Saturday, April 17, 2010

Hey Bitches, I'm back!

Of course, Gossip Girl influence not withstanding, there have been couple of alterations to my lifestyle since my last blog entry and I feel, for a lack of a better word, very much adjusted to the state of things. With University being a dominant aspect of my life right now, the reduced blog entries just meant that I have more time for other pursuits such as socialising (making connections), studying and working on my latest project, which will be released soon in due time.

Something to do with fashion and Luxury: they are a full force when mixed together! Til then!

XOXO

Monday, August 03, 2009

One month into living a peripathetic existence,
I foresaw my gypsy inclinations,
Do allow my transgressions,
into your territory.
Live.
Now.

Monday, August 18, 2008

Seasons by seasons my heart goes unheard,
in the yellowed leaves I plea for thee,
that winter bequeathed a timely cold,
to freeze the heart and let it go,
tis the time for a relentless blizzard,
the barren mother a souless ghost,
Unmoved and unconcerned.

Saturday, August 09, 2008

It's been a long time since I've last blogged. Well, not so long but a month's worth isn't something to be proud of anyway.

Let me see what I have been really busy with...

Work.

Renovating the new house.

My own room! Like, finally!!!!!

But it still sucks. (Don't ask me why)

Contemplating on how many ways I can commit suicide without making it look like one. Dying the "natural" way should be on my death certificate right? Don't anyone wish for that? To me that would be great.

Taking care of my wonderful sister who is about to give birth in about a month. Exact date is stipulated to be on the second week of September! Oh I can't wait!! I kept thinking about how my nephew would look like... How his character would be and what joy he would give us!!! Woohoo!!!!!!!!!!!!

Well, that's about it. I'm actually a freaking boring person

No matter how much you would push me away, I'll still love the way I did since our relationship... I REALLY DO! Please accept me back into your life...

Sunday, June 29, 2008

Nothing is impermanent. But love is eternal til it's owners die, then it becomes void.

Sunday, June 15, 2008

Wow! Some choice songs to show how you feel, or should I say that's how I feel now.

"Not ready to make nice"

"Without you"

Both by Dixie Chicks, videos from Youtube. Such a nice voice, lyrics rocking, score superb, what else?

Enjoy your Sunday while you can.

Saturday, June 14, 2008

It has been almost nine months since her departure. I can't fathom the feeling of emptiness inside that has been raging since that fateful day.

Yes, emptiness.

Someone who has never been left alone in his life due to the many wonderful moments with friends and family just felt empty, and lonely. Someone who just wanna have fun and ignore his depression just couldn't let go of this new and alien emotion. It is as if years of building forts around my heart has been left in vain. The invasion of this bug couldn't have been more subtle in its war against the host.
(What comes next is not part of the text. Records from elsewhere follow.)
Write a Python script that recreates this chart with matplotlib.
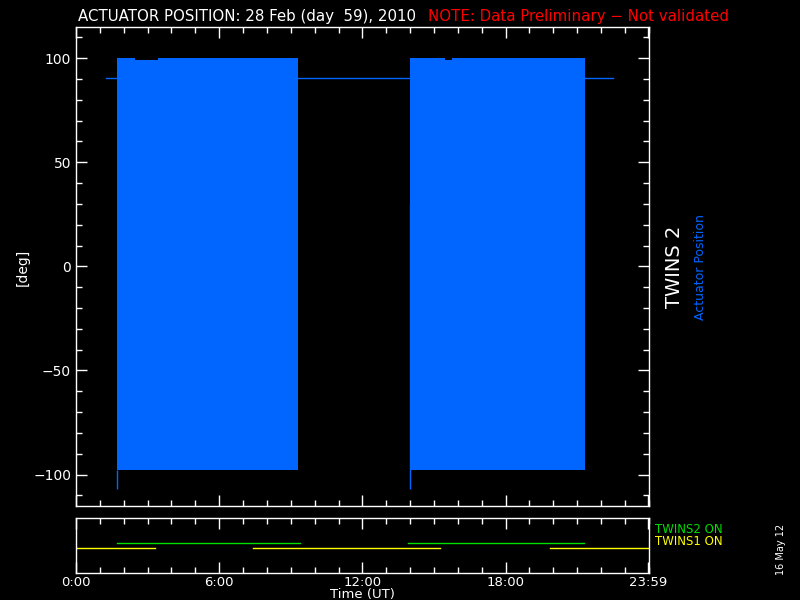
import numpy as np
import matplotlib
matplotlib.use("Agg")
import matplotlib.pyplot as plt
from matplotlib.ticker import MultipleLocator

# actuator sweep blocks (hours UT, deg)
block_start = [1.72, 13.98]
block_end = [9.32, 21.32]
block_top = [100, 100]
block_bottom = [-98, -98]
# parking level between sweeps
park_x = [1.26, 22.5]
park_y = [90.5, 90.5]
# small excursions at the start of each block
spike_x = [1.72, 13.98]
spike_lo = [-107, -107]
spike_hi = [-98, 30]
# short dips of the upper limit
notch_start = [2.47, 15.45]
notch_end = [3.43, 15.75]
notch_top = [99, 99]

# ON status segments (hours UT)
twins2_on = [(1.72, 9.38), (13.9, 21.3)]
twins1_on = [(0.0, 3.3), (7.42, 15.27), (19.87, 24.0)]

xticks = [0, 6, 12, 18, 23.983]
xlabels = ["0:00", "6:00", "12:00", "18:00", "23:59"]
yticks = [-100, -50, 0, 50, 100]

blue = "#0066ff"
plt.rcParams['font.family'] = 'DejaVu Sans'

fig = plt.figure(figsize=(8, 6), dpi=100, facecolor="black")
ax = fig.add_axes([0.095, 0.157, 0.716, 0.798], facecolor="black")
ax2 = fig.add_axes([0.095, 0.045, 0.716, 0.092], facecolor="black")

ax.plot(park_x, park_y, color=blue, lw=1)
for s, e, t, b in zip(block_start, block_end, block_top, block_bottom):
    ax.fill_between([s, e], [b, b], [t, t], color=blue, lw=0)
for s, e, t in zip(notch_start, notch_end, notch_top):
    ax.fill_between([s, e], [t, t], [100.5, 100.5], color="black", lw=0)
ax.vlines(spike_x, spike_lo, spike_hi, color=blue, lw=1)

ax.set_xlim(0, 24)
ax.set_ylim(-115, 115)
ax.set_yticks(yticks)
ax.set_yticklabels([str(v).replace("-", "\u2212") for v in yticks])
ax.yaxis.set_minor_locator(MultipleLocator(10))
ax.set_xticks(xticks)
ax.set_xticklabels([])
ax.xaxis.set_minor_locator(MultipleLocator(1))

for a in (ax, ax2):
    for sp in a.spines.values():
        sp.set_color("white")
        sp.set_linewidth(1)
    a.tick_params(which="both", direction="in", colors="white", top=True, right=True,
                  labelsize=10, width=1)
    a.tick_params(which="major", length=8)
    a.tick_params(which="minor", length=4)

for s, e in twins2_on:
    ax2.plot([s, e], [0.55, 0.55], color="#00dd00", lw=1)
for s, e in twins1_on:
    ax2.plot([s, e], [0.45, 0.45], color="yellow", lw=1)
ax2.set_xlim(0, 24)
ax2.set_ylim(0, 1)
ax2.set_yticks([])
ax2.tick_params(axis="y", which="both", left=False, right=False)
ax2.tick_params(axis="x", labelsize=9.5, pad=2)
ax2.set_xticks(xticks)
ax2.set_xticklabels(xlabels)
ax2.xaxis.set_minor_locator(MultipleLocator(1))

fig.text(0.0975, 0.973, "ACTUATOR POSITION: 28 Feb (day  59), 2010", color="white",
         fontsize=10.8, va="center", ha="left")
fig.text(0.535, 0.973, "NOTE: Data Preliminary \u2212 Not validated", color="red",
         fontsize=10.8, va="center", ha="left")
fig.text(0.028, 0.555, "[deg]", color="white", fontsize=10, rotation=90,
         ha="center", va="center")
fig.text(0.4525, 0.009, "Time (UT)", color="white", fontsize=9.5,
         ha="center", va="center")
fig.text(0.843, 0.555, "TWINS 2", color="white", fontsize=14, rotation=90,
         ha="center", va="center")
fig.text(0.876, 0.555, "Actuator Position", color=blue, fontsize=9, rotation=90,
         ha="center", va="center")
fig.text(0.819, 0.117, "TWINS2 ON", color="#00dd00", fontsize=8.5, ha="left", va="center")
fig.text(0.819, 0.097, "TWINS1 ON", color="yellow", fontsize=8.5, ha="left", va="center")
fig.text(0.976, 0.085, "16 May 12", color="white", fontsize=7, rotation=90,
         ha="center", va="center")

fig.savefig("out.png", dpi=100, facecolor="black")
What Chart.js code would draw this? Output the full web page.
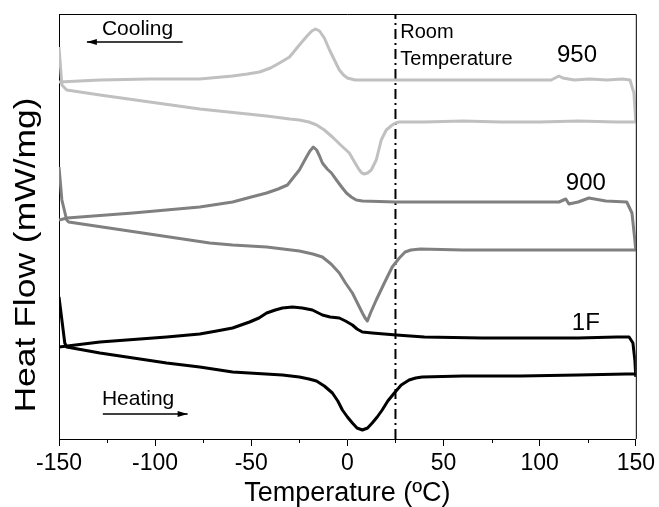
<!DOCTYPE html>
<html lang="en">
<head>
    <meta charset="UTF-8">
    <title>DSC Heat Flow</title>
    <style>
        body {
            margin: 0;
            background-color: #ffffff;
        }

        #wrap {
            width: 659px;
            height: 507px;
        }
    </style>
</head>
<body>
    <div id="wrap">
        <canvas id="myChart" width="659" height="507"></canvas>
    </div>

    <script src="https://cdn.jsdelivr.net/npm/chart.js"></script>
    <script>
        // temperatures in degC, heat flow in arbitrary mW/mg offsets (curves are stacked)
        var heat950T = [-150, -148.5, -146, -128.7, -102.8, -76.8, -42, -30, -25, -20, -16, -12, -7.8, -3.5, 1, 4, 6.2, 7.5, 8.8, 10.5, 12.4, 15, 17.6, 20.2, 23.3, 25, 27, 40, 60, 80, 100, 120, 140, 150];
        var heat950HF = [3.92, 3.54, 3.49, 3.44, 3.37, 3.30, 3.23, 3.20, 3.19, 3.17, 3.14, 3.09, 3.02, 2.94, 2.86, 2.76, 2.69, 2.66, 2.65, 2.66, 2.69, 2.79, 2.99, 3.09, 3.14, 3.16, 3.17, 3.17, 3.18, 3.17, 3.17, 3.18, 3.17, 3.17];
        var cool950T = [150, 149, 147, 143, 135, 126, 118, 112, 110, 106, 95, 80, 60, 40, 25, 10, 4, 0, -2, -4.2, -6.5, -9.3, -12, -14.5, -16.6, -18.5, -21, -25, -30.1, -35.3, -40, -45.7, -52, -59.7, -76.8, -102.8, -128.7, -150];
        var cool950HF = [3.17, 3.46, 3.59, 3.60, 3.59, 3.60, 3.59, 3.61, 3.63, 3.59, 3.59, 3.59, 3.59, 3.59, 3.59, 3.59, 3.59, 3.61, 3.64, 3.69, 3.78, 3.89, 4.01, 4.08, 4.10, 4.08, 4.03, 3.94, 3.82, 3.76, 3.71, 3.67, 3.65, 3.63, 3.60, 3.60, 3.59, 3.57];

        var heat900T = [-150, -148.5, -146, -145, -110, -71.6, -59.7, -42, -25, -18, -13, -8.5, -4.2, -1, 2.6, 5.2, 7.8, 9.2, 10.4, 12, 15, 19.2, 23.3, 27, 30, 33, 38, 60, 90, 120, 150];
        var heat900HF = [2.72, 2.39, 2.19, 2.17, 2.07, 1.96, 1.94, 1.92, 1.88, 1.85, 1.82, 1.75, 1.66, 1.56, 1.46, 1.36, 1.26, 1.21, 1.18, 1.26, 1.39, 1.56, 1.72, 1.81, 1.87, 1.89, 1.90, 1.89, 1.89, 1.89, 1.89];
        var cool900T = [150, 149.5, 148, 145.3, 134.4, 125.6, 120, 115.2, 113.6, 110, 90, 60, 25, 7.8, 4.6, 2, -0.5, -3, -5.7, -8.3, -10.5, -13, -14.5, -16, -17.7, -19.5, -21.3, -23, -25, -31.2, -36, -42, -50, -59.7, -76.8, -111.6, -145.8, -150];
        var cool900HF = [1.88, 1.99, 2.26, 2.37, 2.38, 2.41, 2.37, 2.35, 2.40, 2.37, 2.37, 2.37, 2.37, 2.38, 2.39, 2.42, 2.46, 2.52, 2.59, 2.66, 2.70, 2.76, 2.83, 2.89, 2.92, 2.88, 2.82, 2.76, 2.69, 2.54, 2.50, 2.46, 2.42, 2.37, 2.32, 2.26, 2.21, 2.19];

        var heat1FT = [-150, -147, -146, -128.7, -94, -76.8, -59.7, -33.8, -25, -20, -16.1, -12, -7.8, -5, -2.6, 0, 2.6, 5, 7.8, 10.5, 12.9, 15.5, 18.1, 21, 24.4, 28, 32.1, 35.5, 38.9, 60, 90, 120, 145, 150];
        var heat1FHF = [1.42, 0.96, 0.92, 0.86, 0.76, 0.72, 0.67, 0.64, 0.62, 0.60, 0.58, 0.53, 0.46, 0.38, 0.29, 0.22, 0.16, 0.11, 0.09, 0.11, 0.16, 0.22, 0.29, 0.38, 0.46, 0.54, 0.59, 0.61, 0.62, 0.63, 0.63, 0.64, 0.65, 0.65];
        var cool1FT = [150, 149.5, 148.5, 146.5, 140, 120, 100, 70, 40, 25.4, 12.9, 7.8, 5, 2.6, -1, -4.2, -9, -13, -18.2, -23.5, -28.6, -33.8, -37.5, -42, -46, -50.9, -59.7, -68, -76.8, -94, -128.7, -150];
        var cool1FHF = [0.62, 0.79, 0.96, 1.02, 1.02, 1.01, 1.01, 1.01, 1.02, 1.04, 1.06, 1.07, 1.10, 1.14, 1.18, 1.21, 1.22, 1.24, 1.29, 1.31, 1.32, 1.31, 1.29, 1.26, 1.21, 1.17, 1.11, 1.08, 1.05, 1.02, 0.97, 0.92];

        var roomTemp = 25;
        var xTicks = [-150, -100, -50, 0, 50, 100, 150];
        var xMinorTicks = [-125, -75, -25, 25, 75, 125];
        var sampleLabels = [
            { text: '950', t: 109, hf: 3.77 },
            { text: '900', t: 113.6, hf: 2.49 },
            { text: '1F', t: 116.7, hf: 1.09 }
        ];

        var FONT = '"Liberation Sans", Arial, sans-serif';

        function pts(ts, vs) {
            return ts.map(function (t, i) { return { x: t, y: vs[i] }; });
        }

        function curve(ts, vs, color) {
            return {
                data: pts(ts, vs),
                borderColor: color,
                borderWidth: 3,
                borderJoinStyle: 'round',
                pointRadius: 0,
                showLine: true,
                tension: 0,
                fill: false
            };
        }

        function arrow(ctx, x1, x2, y) {
            var dir = x2 > x1 ? 1 : -1;
            ctx.beginPath();
            ctx.moveTo(x1, y);
            ctx.lineTo(x2, y);
            ctx.stroke();
            ctx.beginPath();
            ctx.moveTo(x2, y);
            ctx.lineTo(x2 - dir * 10, y - 3);
            ctx.lineTo(x2 - dir * 10, y + 3);
            ctx.closePath();
            ctx.fill();
        }

        var decorations = {
            id: 'decorations',
            afterDraw: function (chart) {
                var ctx = chart.ctx;
                var a = chart.chartArea;
                var xs = chart.scales.x;
                var ys = chart.scales.y;
                ctx.save();
                ctx.strokeStyle = '#000';
                ctx.fillStyle = '#000';
                ctx.lineWidth = 1;

                // frame top + right
                ctx.beginPath();
                ctx.moveTo(a.left, a.top + 0.5);
                ctx.lineTo(a.right + 0.5, a.top + 0.5);
                ctx.lineTo(a.right + 0.5, a.bottom);
                ctx.stroke();

                // minor ticks
                xMinorTicks.forEach(function (t) {
                    var px = Math.round(xs.getPixelForValue(t)) + 0.5;
                    ctx.beginPath();
                    ctx.moveTo(px, a.bottom);
                    ctx.lineTo(px, a.bottom + 4);
                    ctx.stroke();
                });

                // y title, stretched like the original
                ctx.save();
                ctx.font = '30px ' + FONT;
                var title = 'Heat Flow (mW/mg)';
                var w = ctx.measureText(title).width;
                ctx.translate(27, 255);
                ctx.rotate(-Math.PI / 2);
                ctx.scale(315 / w, 1);
                ctx.textAlign = 'center';
                ctx.textBaseline = 'middle';
                ctx.fillText(title, 0, 0);
                ctx.restore();

                ctx.textAlign = 'left';
                ctx.textBaseline = 'alphabetic';

                // cooling / heating
                ctx.font = '21px ' + FONT;
                ctx.fillText('Cooling', xs.getPixelForValue(-127.7), ys.getPixelForValue(4.04));
                ctx.fillText('Heating', xs.getPixelForValue(-127.7), ys.getPixelForValue(0.34));
                ctx.lineWidth = 1.5;
                arrow(ctx, xs.getPixelForValue(-85.7), xs.getPixelForValue(-135.5), Math.round(ys.getPixelForValue(3.97)));
                arrow(ctx, xs.getPixelForValue(-127.2), xs.getPixelForValue(-83.1), Math.round(ys.getPixelForValue(0.25)));

                // room temperature
                ctx.font = '20px ' + FONT;
                ctx.fillText('Room', xs.getPixelForValue(27.5), ys.getPixelForValue(4.01));
                ctx.fillText('Temperature', xs.getPixelForValue(27.5), ys.getPixelForValue(3.74));

                // sample names
                ctx.font = '24px ' + FONT;
                sampleLabels.forEach(function (l) {
                    ctx.fillText(l.text, xs.getPixelForValue(l.t), ys.getPixelForValue(l.hf));
                });
                ctx.restore();
            }
        };

        var datasets = [
            curve(heat950T, heat950HF, '#c0c0c0'),
            curve(cool950T, cool950HF, '#c0c0c0'),
            curve(heat900T, heat900HF, '#808080'),
            curve(cool900T, cool900HF, '#808080'),
            curve(heat1FT, heat1FHF, '#000000'),
            curve(cool1FT, cool1FHF, '#000000'),
            {
                data: [{ x: roomTemp, y: 0 }, { x: roomTemp, y: 4.25 }],
                borderColor: '#000000',
                borderWidth: 2,
                borderDash: [10, 4, 2, 4],
                pointRadius: 0,
                showLine: true
            }
        ];

        new Chart(document.getElementById('myChart'), {
            type: 'scatter',
            data: { datasets: datasets },
            options: {
                responsive: false,
                animation: false,
                layout: { padding: { top: 14, right: 22, left: 0, bottom: 0 } },
                plugins: {
                    legend: { display: false },
                    tooltip: { enabled: false }
                },
                scales: {
                    x: {
                        type: 'linear',
                        min: -150,
                        max: 150,
                        afterBuildTicks: function (scale) {
                            scale.ticks = xTicks.map(function (v) { return { value: v }; });
                        },
                        afterFit: function (scale) { scale.height = 68; },
                        grid: {
                            drawOnChartArea: false,
                            tickLength: 7,
                            color: '#000'
                        },
                        border: { color: '#000', width: 1 },
                        ticks: {
                            color: '#000',
                            padding: 4,
                            maxRotation: 0,
                            font: { family: FONT, size: 23 }
                        },
                        title: {
                            display: true,
                            text: 'Temperature (\u00baC)',
                            color: '#000',
                            padding: { top: 0, bottom: -3 },
                            font: { family: FONT, size: 27 }
                        }
                    },
                    y: {
                        type: 'linear',
                        min: 0,
                        max: 4.25,
                        afterFit: function (scale) { scale.width = 59; },
                        grid: { display: false },
                        border: { color: '#000', width: 1 },
                        ticks: { display: false }
                    }
                }
            },
            plugins: [decorations]
        });
    </script>
</body>
</html>
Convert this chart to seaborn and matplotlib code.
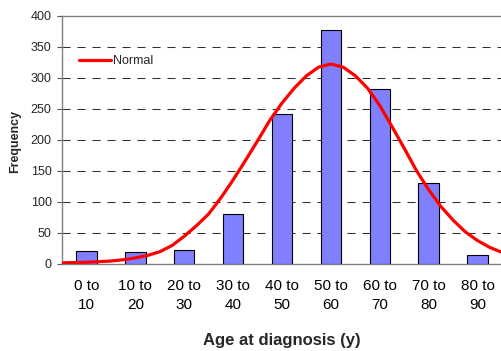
import matplotlib
matplotlib.use("Agg")
import matplotlib.pyplot as plt
import seaborn as sns
import numpy as np
import pandas as pd

categories = ["0 to\n10", "10 to\n20", "20 to\n30", "30 to\n40", "40 to\n50",
              "50 to\n60", "60 to\n70", "70 to\n80", "80 to\n90"]
frequency = [20, 18, 22, 80, 241, 377, 282, 130, 14]

curve_age = [0, 2.5, 5, 7.5, 10, 12.5, 15, 17.5, 20, 22.5, 25, 27.5, 30, 32.5, 35,
             37.5, 40, 42.5, 45, 47.5, 50, 52.5, 55, 57.5, 60, 62.5, 65, 67.5, 70,
             72.5, 75, 77.5, 80, 82.5, 85, 87.5, 90]
curve_val = [1, 1.5, 2, 3, 4, 6, 9, 13, 19, 29, 44, 61, 80, 106, 135,
             166, 198, 231, 259, 283, 303, 317, 322, 317, 303, 283, 255, 221, 186,
             150, 119, 92, 70, 51, 37, 26, 18]

yticks = [0, 50, 100, 150, 200, 250, 300, 350, 400]

sns.set_style("white")
plt.rcParams['font.family'] = ['Liberation Sans', 'DejaVu Sans']
plt.rcParams['lines.scale_dashes'] = False

fig = plt.figure(figsize=(5.02, 3.51), dpi=100)
ax = fig.add_axes([62/502, 1-263.5/351, 440/502, (263.5-15.7)/351])

df = pd.DataFrame({"cat": categories, "freq": frequency})
sns.barplot(data=df, x="cat", y="freq", color="#8080FF", saturation=1, width=0.42,
            edgecolor="black", linewidth=0.8, ax=ax, zorder=3)

cx = [a/10 - 0.5 for a in curve_age]
sns.lineplot(x=cx, y=curve_val, sort=False, color="#FF0000", linewidth=2.3,
             label="Normal", ax=ax, zorder=4, estimator=None,
             solid_joinstyle='round', solid_capstyle='round')

ax.set_xlim(-0.5, 8.5)
ax.set_ylim(0, 400)
ax.set_yticks(yticks)
ax.set_yticklabels([str(v) for v in yticks], fontsize=9)
ax.set_xticks(range(len(categories)))
ax.set_xticklabels(categories, fontsize=11, linespacing=1.45)
ax.set_xticks(np.arange(-0.5, 9.0, 1.0), minor=True)
ax.tick_params(axis='x', which='major', length=0, pad=11, colors='black')
ax.tick_params(axis='x', which='minor', length=4, width=0.8, direction='out', color='#555555')
ax.tick_params(axis='y', which='major', length=3.5, width=0.8, direction='out', pad=4,
               color='#555555', left=True)
ax.set_xlabel("")
ax.set_ylabel("")

for v in yticks[1:-1]:
    ax.axhline(v, color='#303030', linewidth=0.75, linestyle=(0, (5.8, 5.0)), zorder=1)

ax.spines['right'].set_visible(False)
for s in ['top', 'left', 'bottom']:
    ax.spines[s].set_color('#808080')
    ax.spines[s].set_linewidth(1.0)

ax.legend(loc='center left', bbox_to_anchor=((79-62)/440, (263.5-61)/247.8),
          frameon=False, fontsize=9, handlelength=2.6, handletextpad=0.15,
          borderpad=0, borderaxespad=0)

fig.text(282/502, 1-345/351, "Age at diagnosis (y)", fontsize=12, fontweight='bold',
         ha='center', va='baseline')
fig.text(15/502, 1-141/351, "Frequency", fontsize=9, fontweight='bold',
         ha='center', va='center', rotation=90)

fig.savefig("out.png", dpi=100)
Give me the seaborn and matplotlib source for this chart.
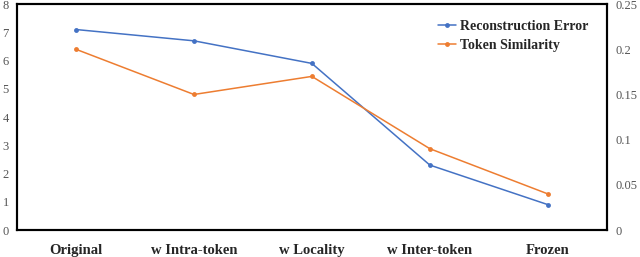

Bit by bit, the durability started wearing off, revealing slowly but surely, bits of naked flesh. Before long the tall walls have been reduced to ruins. What could be more stronger than the Great Wall? Definitely not this one, even when a saying denounce the weakness of the heart as nothing but an illusion.

After the walls had collapsed, the bug went into it's mission: to eat the heart alive. To suck on it's essence, to feed on it's life. The battle has just began.

Inevitably, the alien just took over the dying life form, controlling it's every movement and stealing it of its most attractive and functional qualities. The parasite has gain authority. It is up to the life form to fight it, but for it to start building up an army, it must feed on the love from others.

It soon got back it's momentum, creating a force which started purging the parasitic organism. But not long before it was too late. One of the generous ones whom he has been feeding on starting vanishing, turning into vapour and finally into nothingness. It has disappeared, leaving nothing but memories to cling on to. The mark left proved to be indelible, causing the being to grief.

But the love fed from the others did not stop, thereby bringing the bug to full submission. This began his journey to recovery.